● **Instructions to follow**: Your task is to output the listing word for word, with pictures excluded.

* start *

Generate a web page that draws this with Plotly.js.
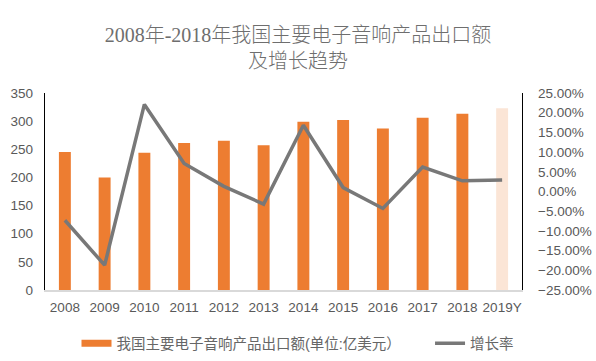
<!DOCTYPE html>
<html>
<head>
<meta charset="utf-8">
<script src="https://cdn.plot.ly/plotly-3.0.1.min.js"></script>
<style>html,body{margin:0;padding:0;background:#fff;}#chart{width:596px;height:361px;}</style>
</head>
<body>
<div id="chart"></div>
<script>
const years = ['2008','2009','2010','2011','2012','2013','2014','2015','2016','2017','2018','2019Y'];
const exportValues = [245, 200, 244, 261, 265, 257, 299, 302, 287, 306, 313, 323];
const growthRates = [-0.073, -0.187, 0.221, 0.071, 0.013, -0.032, 0.168, 0.010, -0.043, 0.062, 0.027, 0.029];
const barColors = years.map(y => y === '2019Y' ? '#FBE5D6' : '#ED7D31');
const barName = '我国主要电子音响产品出口额(单位:亿美元）';
const lineName = '增长率';

const cjk = '"Liberation Sans", "Noto Sans CJK SC", sans-serif';
const grey = '#595959';
const pad = '\u00a0'.repeat(6);

const traces = [
  {
    type: 'bar', x: years, y: exportValues, name: barName, showlegend: false,
    marker: {color: barColors}, yaxis: 'y'
  },
  {
    // legend entry for the bars, drawn as a wide orange swatch
    type: 'scatter', mode: 'lines', x: [null], y: [null], name: barName + pad,
    line: {color: '#ED7D31', width: 7}, yaxis: 'y'
  },
  {
    type: 'scatter', mode: 'lines', x: years, y: growthRates, name: lineName,
    line: {color: '#787878', width: 3.5}, yaxis: 'y2'
  }
];

const tickFont = {family: cjk, size: 13.5, color: grey};

const layout = {
  width: 596, height: 361,
  margin: {l: 45, r: 74, t: 93, b: 71, autoexpand: false},
  paper_bgcolor: '#fff', plot_bgcolor: '#fff',
  title: {
    text: '2008年-2018年我国主要电子音响产品出口额<br>及增长趋势',
    font: {family: '"Liberation Serif", "Noto Sans CJK SC", serif', size: 20, color: '#6e6e6e', weight: 300},
    x: 0.5, xanchor: 'center', xref: 'container', yref: 'container', y: 0.885, yanchor: 'top'
  },
  bargap: 0.7,
  showlegend: true,
  legend: {
    orientation: 'h', x: 0.5, xanchor: 'center', xref: 'container', y: -0.19, yanchor: 'top',
    font: {family: cjk, size: 14.5, color: '#666'}, traceorder: 'normal'
  },
  xaxis: {
    type: 'category', showgrid: false, zeroline: false,
    showline: true, linecolor: '#D9D9D9', linewidth: 1.5,
    ticks: '', ticklabelstandoff: 4, tickfont: tickFont
  },
  yaxis: {
    range: [0, 350], dtick: 50, showgrid: false, zeroline: false,
    showline: true, linecolor: '#000', linewidth: 1.3, ticks: '',
    ticklabelstandoff: 8, tickfont: tickFont
  },
  yaxis2: {
    overlaying: 'y', side: 'right', range: [-0.25, 0.25], dtick: 0.05,
    tickformat: '.2%', showgrid: false, zeroline: false,
    showline: true, linecolor: '#000', linewidth: 1.3, ticks: '',
    ticklabelstandoff: 12, tickfont: tickFont
  }
};

Plotly.newPlot('chart', traces, layout, {displayModeBar: false, staticPlot: true});
</script>
</body>
</html>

* end *

● **The answer**:
Generate a web page that draws this with Plotly.js.
<!DOCTYPE html>
<html>
<head>
<meta charset="utf-8">
<script src="https://cdn.plot.ly/plotly-3.0.1.min.js"></script>
<style>html,body{margin:0;padding:0;background:#fff;}#chart{width:596px;height:361px;}</style>
</head>
<body>
<div id="chart"></div>
<script>
const years = ['2008','2009','2010','2011','2012','2013','2014','2015','2016','2017','2018','2019Y'];
const exportValues = [245, 200, 244, 261, 265, 257, 299, 302, 287, 306, 313, 323];
const growthRates = [-0.073, -0.187, 0.221, 0.071, 0.013, -0.032, 0.168, 0.010, -0.043, 0.062, 0.027, 0.029];
const barColors = years.map(y => y === '2019Y' ? '#FBE5D6' : '#ED7D31');
const barName = '我国主要电子音响产品出口额(单位:亿美元）';
const lineName = '增长率';

const cjk = '"Liberation Sans", "Noto Sans CJK SC", sans-serif';
const grey = '#595959';
const pad = '\u00a0'.repeat(6);

const traces = [
  {
    type: 'bar', x: years, y: exportValues, name: barName, showlegend: false,
    marker: {color: barColors}, yaxis: 'y'
  },
  {
    // legend entry for the bars, drawn as a wide orange swatch
    type: 'scatter', mode: 'lines', x: [null], y: [null], name: barName + pad,
    line: {color: '#ED7D31', width: 7}, yaxis: 'y'
  },
  {
    type: 'scatter', mode: 'lines', x: years, y: growthRates, name: lineName,
    line: {color: '#787878', width: 3.5}, yaxis: 'y2'
  }
];

const tickFont = {family: cjk, size: 13.5, color: grey};

const layout = {
  width: 596, height: 361,
  margin: {l: 45, r: 74, t: 93, b: 71, autoexpand: false},
  paper_bgcolor: '#fff', plot_bgcolor: '#fff',
  title: {
    text: '2008年-2018年我国主要电子音响产品出口额<br>及增长趋势',
    font: {family: '"Liberation Serif", "Noto Sans CJK SC", serif', size: 20, color: '#6e6e6e', weight: 300},
    x: 0.5, xanchor: 'center', xref: 'container', yref: 'container', y: 0.885, yanchor: 'top'
  },
  bargap: 0.7,
  showlegend: true,
  legend: {
    orientation: 'h', x: 0.5, xanchor: 'center', xref: 'container', y: -0.19, yanchor: 'top',
    font: {family: cjk, size: 14.5, color: '#666'}, traceorder: 'normal'
  },
  xaxis: {
    type: 'category', showgrid: false, zeroline: false,
    showline: true, linecolor: '#D9D9D9', linewidth: 1.5,
    ticks: '', ticklabelstandoff: 4, tickfont: tickFont
  },
  yaxis: {
    range: [0, 350], dtick: 50, showgrid: false, zeroline: false,
    showline: true, linecolor: '#000', linewidth: 1.3, ticks: '',
    ticklabelstandoff: 8, tickfont: tickFont
  },
  yaxis2: {
    overlaying: 'y', side: 'right', range: [-0.25, 0.25], dtick: 0.05,
    tickformat: '.2%', showgrid: false, zeroline: false,
    showline: true, linecolor: '#000', linewidth: 1.3, ticks: '',
    ticklabelstandoff: 12, tickfont: tickFont
  }
};

Plotly.newPlot('chart', traces, layout, {displayModeBar: false, staticPlot: true});
</script>
</body>
</html>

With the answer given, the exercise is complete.